-- Instructions to follow --
Give back exactly the lines from the beginning of the listing below to the line holding "import * as", both ends included; the pictures stay out.

-- Given material --
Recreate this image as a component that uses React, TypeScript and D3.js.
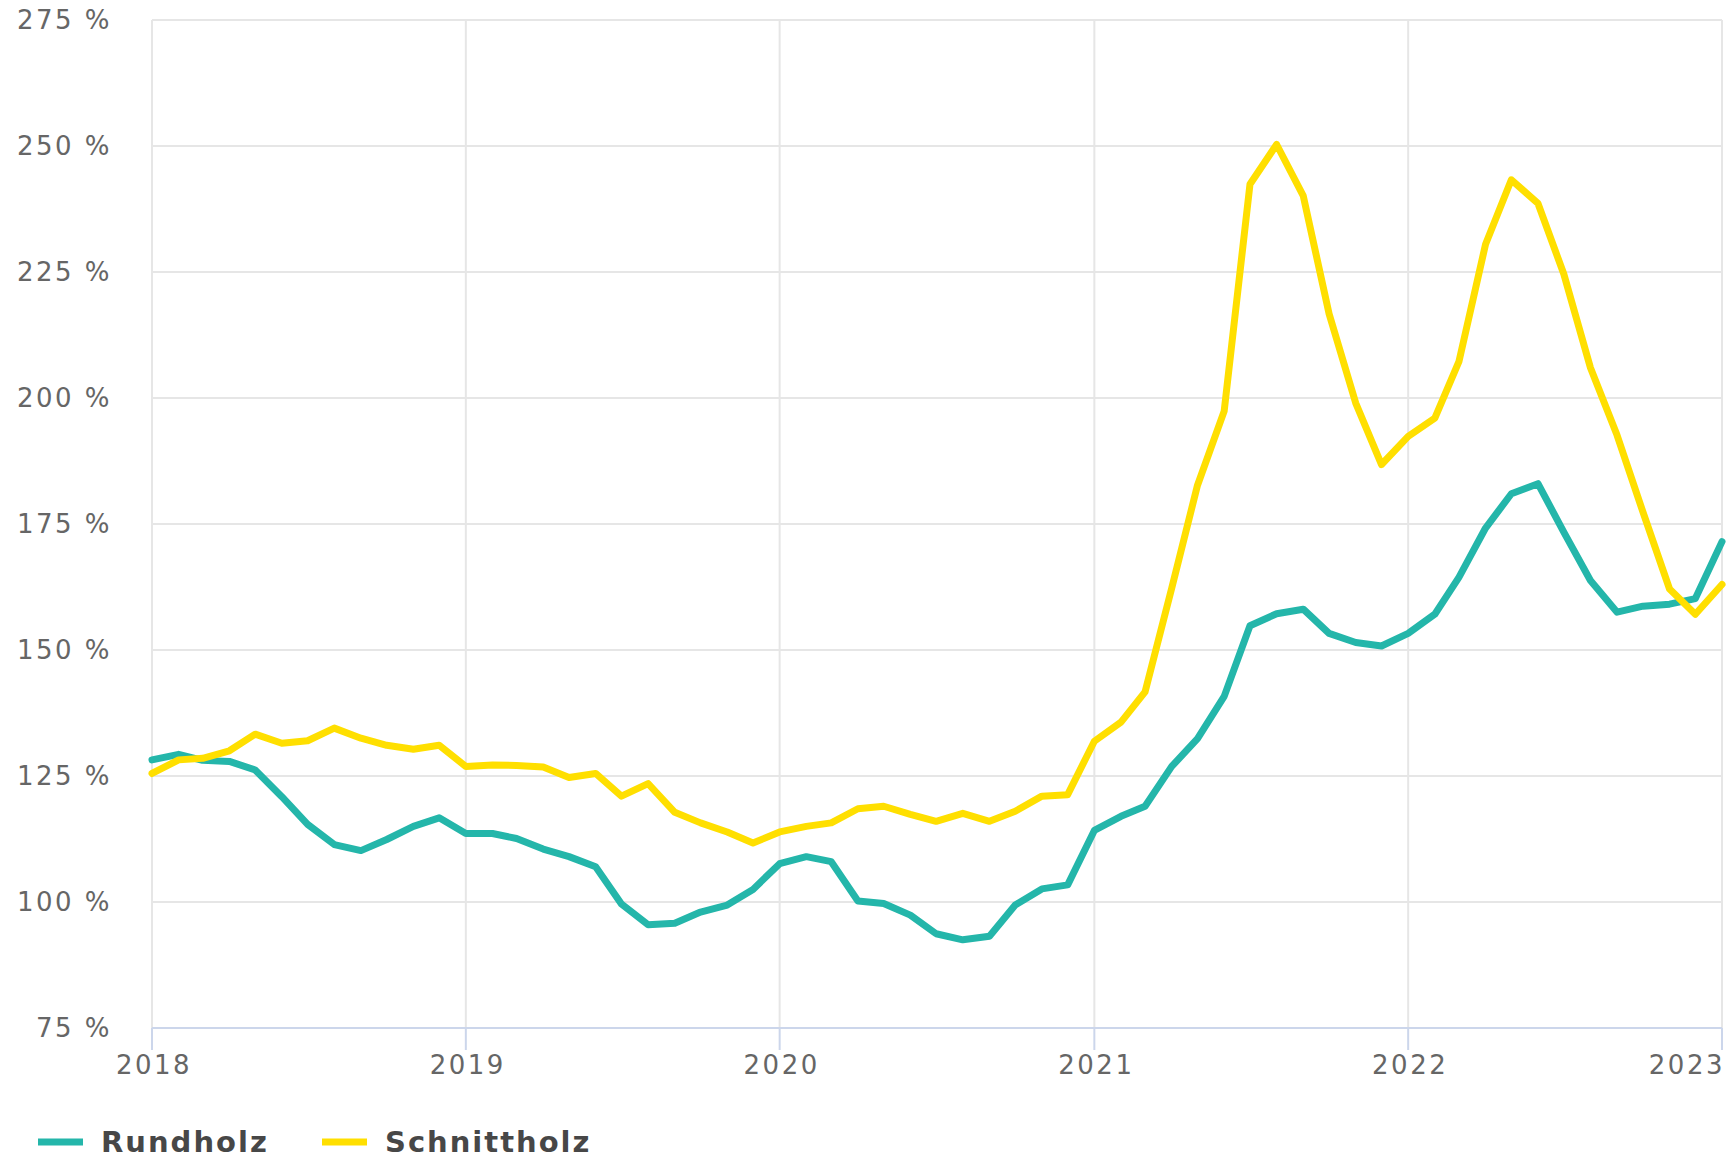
import { useRef, useEffect } from "react"
import * as d3 from "d3"

// monthly index values, Jan 2018 .. Jan 2023
const months = [
  "2018-01", "2018-02", "2018-03", "2018-04", "2018-05", "2018-06", "2018-07", "2018-08", "2018-09", "2018-10", "2018-11", "2018-12",
  "2019-01", "2019-02", "2019-03", "2019-04", "2019-05", "2019-06", "2019-07", "2019-08", "2019-09", "2019-10", "2019-11", "2019-12",
  "2020-01", "2020-02", "2020-03", "2020-04", "2020-05", "2020-06", "2020-07", "2020-08", "2020-09", "2020-10", "2020-11", "2020-12",
  "2021-01", "2021-02", "2021-03", "2021-04", "2021-05", "2021-06", "2021-07", "2021-08", "2021-09", "2021-10", "2021-11", "2021-12",
  "2022-01", "2022-02", "2022-03", "2022-04", "2022-05", "2022-06", "2022-07", "2022-08", "2022-09", "2022-10", "2022-11", "2022-12",
  "2023-01",
]

const rundholz = [
  128.2, 129.3, 128.1, 127.9, 126.2, 120.9, 115.4, 111.4, 110.2, 112.4, 115.0, 116.7,
  113.6, 113.6, 112.6, 110.5, 109.0, 107.0, 99.6, 95.5, 95.8, 98.0, 99.4, 102.5,
  107.6, 109.0, 108.0, 100.2, 99.7, 97.4, 93.7, 92.5, 93.2, 99.4, 102.6, 103.4,
  114.2, 117.0, 119.0, 126.9, 132.4, 140.8, 154.8, 157.2, 158.1, 153.3, 151.5, 150.8,
  153.3, 157.1, 164.4, 174.2, 181.0, 183.0, 173.4, 163.8, 157.5, 158.7, 159.1, 160.2,
  171.5,
]

const schnittholz = [
  125.5, 128.2, 128.5, 130.0, 133.3, 131.5, 132.0, 134.5, 132.5, 131.1, 130.3, 131.1,
  126.9, 127.2, 127.1, 126.8, 124.7, 125.5, 121.0, 123.5, 117.8, 115.7, 113.9, 111.7,
  113.9, 115.0, 115.7, 118.5, 119.0, 117.4, 116.0, 117.6, 116.0, 118.0, 121.0, 121.3,
  131.9, 135.7, 141.7, 162.3, 182.7, 197.4, 242.4, 250.3, 240.1, 216.7, 199.0, 186.8,
  192.4, 196.0, 207.2, 230.5, 243.3, 238.6, 224.6, 206.0, 192.6, 177.4, 162.1, 157.1,
  163.0,
]

const yTicks = [75, 100, 125, 150, 175, 200, 225, 250, 275]
const xTickYears = [2018, 2019, 2020, 2021, 2022, 2023]

const seriesNames = ["Rundholz", "Schnittholz"]
const seriesColors = ["#24b6aa", "#ffdf00"]

const W = 1730
const H = 1159
const margin = { top: 20, right: 8, bottom: 131, left: 152 }

const App = () => {
  const svgRef = useRef<SVGSVGElement>(null)

  useEffect(() => {
    const svg = d3.select(svgRef.current)
    svg.selectAll("*").remove()

    const parse = d3.timeParse("%Y-%m")
    const dates = months.map((m) => parse(m) as Date)

    const x = d3
      .scaleTime()
      .domain([new Date(2018, 0, 1), new Date(2023, 0, 1)])
      .range([margin.left, W - margin.right])
    const y = d3
      .scaleLinear()
      .domain([75, 275])
      .range([H - margin.bottom, margin.top])

    const font = "'DejaVu Sans', Verdana, sans-serif"

    // horizontal grid
    svg
      .append("g")
      .selectAll("line")
      .data(yTicks.filter((t) => t !== 75))
      .join("line")
      .attr("x1", margin.left)
      .attr("x2", W - margin.right)
      .attr("y1", (d) => y(d))
      .attr("y2", (d) => y(d))
      .attr("stroke", "#e6e6e6")
      .attr("stroke-width", 2)

    // vertical grid at years
    svg
      .append("g")
      .selectAll("line")
      .data(xTickYears)
      .join("line")
      .attr("x1", (d) => x(new Date(d, 0, 1)))
      .attr("x2", (d) => x(new Date(d, 0, 1)))
      .attr("y1", margin.top)
      .attr("y2", H - margin.bottom)
      .attr("stroke", "#e6e6e6")
      .attr("stroke-width", 2)

    // x axis line + ticks
    svg
      .append("line")
      .attr("x1", margin.left)
      .attr("x2", W - margin.right)
      .attr("y1", y(75))
      .attr("y2", y(75))
      .attr("stroke", "#ccd6eb")
      .attr("stroke-width", 2)

    svg
      .append("g")
      .selectAll("line")
      .data(xTickYears)
      .join("line")
      .attr("x1", (d) => x(new Date(d, 0, 1)))
      .attr("x2", (d) => x(new Date(d, 0, 1)))
      .attr("y1", y(75))
      .attr("y2", y(75) + 22)
      .attr("stroke", "#ccd6eb")
      .attr("stroke-width", 2)

    // y labels
    svg
      .append("g")
      .selectAll("text")
      .data(yTicks)
      .join("text")
      .attr("x", 112)
      .attr("y", (d) => y(d) + 9)
      .attr("text-anchor", "end")
      .style("font-family", font)
      .style("font-size", "26px")
      .style("letter-spacing", "2.5px")
      .style("fill", "#666666")
      .text((d) => `${d} %`)

    // x labels
    svg
      .append("g")
      .selectAll("text")
      .data(xTickYears)
      .join("text")
      .attr("x", (d, i) => x(new Date(d, 0, 1)) + (i === xTickYears.length - 1 ? 3 : 2))
      .attr("y", y(75) + 46)
      .attr("text-anchor", (d, i) => (i === xTickYears.length - 1 ? "end" : "middle"))
      .style("font-family", font)
      .style("font-size", "26px")
      .style("letter-spacing", "2.5px")
      .style("fill", "#666666")
      .text((d) => d)

    // lines
    const line = d3
      .line<number>()
      .x((d, i) => x(dates[i]))
      .y((d) => y(d))

    const plot = svg.append("g")
    ;[rundholz, schnittholz].forEach((values, k) => {
      plot
        .append("path")
        .datum(values)
        .attr("fill", "none")
        .attr("stroke", seriesColors[k])
        .attr("stroke-width", 7)
        .attr("stroke-linejoin", "round")
        .attr("stroke-linecap", "round")
        .attr("d", line)
    })

    // legend
    const legendX = [38, 322]
    const legend = svg
      .append("g")
      .selectAll("g")
      .data(seriesNames)
      .join("g")
      .attr("transform", (d, i) => `translate(${legendX[i]},1142)`)

    legend
      .append("line")
      .attr("x1", 0)
      .attr("x2", 45)
      .attr("y1", 0)
      .attr("y2", 0)
      .attr("stroke", (d, i) => seriesColors[i])
      .attr("stroke-width", 7)

    legend
      .append("text")
      .attr("x", 63)
      .attr("y", 10)
      .style("font-family", font)
      .style("font-size", "29px")
      .style("font-weight", "bold")
      .style("letter-spacing", "2px")
      .style("fill", "#474747")
      .text((d) => d)
  }, [])

  return (
    <div style={{ position: "absolute", left: 0, top: 0 }}>
      <svg ref={svgRef} width={W} height={H} style={{ display: "block", background: "#fff" }}></svg>
    </div>
  )
}

export default App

-- Exercise response --
Recreate this image as a component that uses React, TypeScript and D3.js.
import { useRef, useEffect } from "react"
import * as d3 from "d3"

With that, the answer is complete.